After announcing their intentions to merge in June, HESTA and Mercy Super have now inked a Successor Fund Transfer deal with the aim to merge on 30 November.
In a statement issued on Friday, HESTA confirmed that a “thorough legal and due diligence process” has been completed.
“It’s wonderful to reach this significant milestone in the progress towards merging our two funds that have such a proud legacy of serving our members,” HESTA CEO Debby Blakey said.
“Mercy Super and HESTA rounded out the 2021-22 financial year delivering some of the industry’s best long-term investment performance. Merging from such a position of strength means members will continue to benefit from being part of a leading superannuation fund.”
Mercy Super was established in 1962 by the Sisters of Mercy Queensland and has approximately $1.6 billion in funds under management (FUM).
The merger will see Mercy’s 13,000 members transferred to HESTA, with combined FUM said to reach almost $70 billion.

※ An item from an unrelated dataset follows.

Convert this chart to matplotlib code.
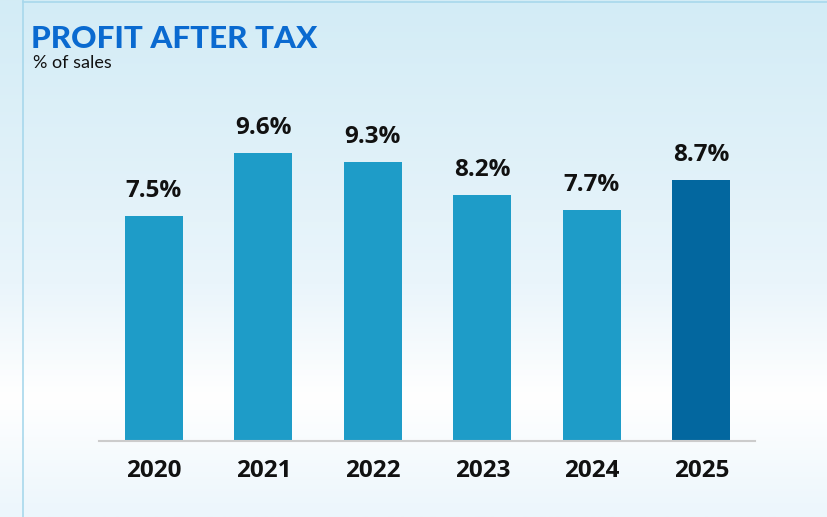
import numpy as np
import matplotlib
matplotlib.use("Agg")
import matplotlib.pyplot as plt
from matplotlib.colors import LinearSegmentedColormap

years = ["2020", "2021", "2022", "2023", "2024", "2025"]
values = [7.5, 9.6, 9.3, 8.2, 7.7, 8.7]
labels = ["7.5%", "9.6%", "9.3%", "8.2%", "7.7%", "8.7%"]
bar_colors = ["#1e9cc8"] * 5 + ["#03679f"]

W, H = 828, 517
fig = plt.figure(figsize=(W / 100, H / 100), dpi=100)

# background gradient
bg = fig.add_axes([0, 0, 1, 1], zorder=0)
cmap = LinearSegmentedColormap.from_list(
    "bg", [(0.0, "#d3ecf6"), (0.55, "#eaf5fb"), (0.77, "#ffffff"), (1.0, "#ecf6fc")])
grad = np.linspace(0, 1, 256).reshape(-1, 1)
bg.imshow(grad, aspect="auto", cmap=cmap, extent=[0, 1, 1, 0])
bg.set_xlim(0, 1); bg.set_ylim(1, 0)
bg.axis("off")
# frame lines
bg.plot([23 / W, 23 / W], [0, 1], color="#a8d8ec", lw=1.2)
bg.plot([23 / W, 1], [1.5 / H, 1.5 / H], color="#a8d8ec", lw=1.2)

# chart axes
left, right = 99 / W, 755 / W
bottom = (H - 441) / H
top = (H - 100) / H
ax = fig.add_axes([left, bottom, right - left, top - bottom], zorder=1)
ax.patch.set_alpha(0)
x = np.arange(len(years))
ax.bar(x, values, width=0.53, color=bar_colors, zorder=2)
ax.set_xlim(-0.502, 5.49)
ax.set_ylim(0, 341 / 30)
for xi, v, lab in zip(x, values, labels):
    ax.text(xi, v + 0.63, lab, ha="center", va="baseline", fontsize=17.5,
            fontweight="bold", family="Open Sans", color="#111111")
ax.set_xticks(x)
ax.set_xticklabels(years, fontsize=17.5, fontweight="bold", family="Open Sans", color="#111111")
ax.tick_params(axis="x", length=0, pad=13)
ax.set_yticks([])
for s in ["top", "right", "left"]:
    ax.spines[s].set_visible(False)
ax.spines["bottom"].set_color("#cccccc")
ax.spines["bottom"].set_linewidth(1.5)

fig.text(31 / W, 1 - 48 / H, "PROFIT AFTER TAX", fontsize=22.6, fontweight=900,
         family="Lato", color="#0a6ad0", ha="left", va="baseline")
fig.text(33 / W, 1 - 68 / H, "% of sales", fontsize=13, family="Lato",
         color="#111111", ha="left", va="baseline")

fig.savefig("out.png", dpi=100)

Mercy Super CEO Wendy Tancred said: “We are delighted to reach this milestone confirming our selection of HESTA as the best strategic fit for our members, ensuring a strong and sustainable future for their retirement outcomes.”
Back in June, Ms Tancred explained that the merger had been strategically planned and would be executed with the aim to ensure its members’ super remains sustainable moving forward.
“In HESTA, we have chosen a top-performing fund that shares our same commitment to the health sector and those working in it,” Ms Tancred said.
“We’re confident our members will continue to enjoy even better retirement outcomes through a winning combination of strong performance and low fees in a like-minded fund where the cultural fit is strong.
“We’ll keep our members informed as we work through the merger, and formal agreements are reached. In the meantime, it’s business as usual for our members.”
According to HESTA, plans for the merger aim to create minimal disruption for Mercy Super members.
Under the merger agreement, Mercy Super’s insurance arrangements introduced from 1 August 2022 and the current administrator will be retained.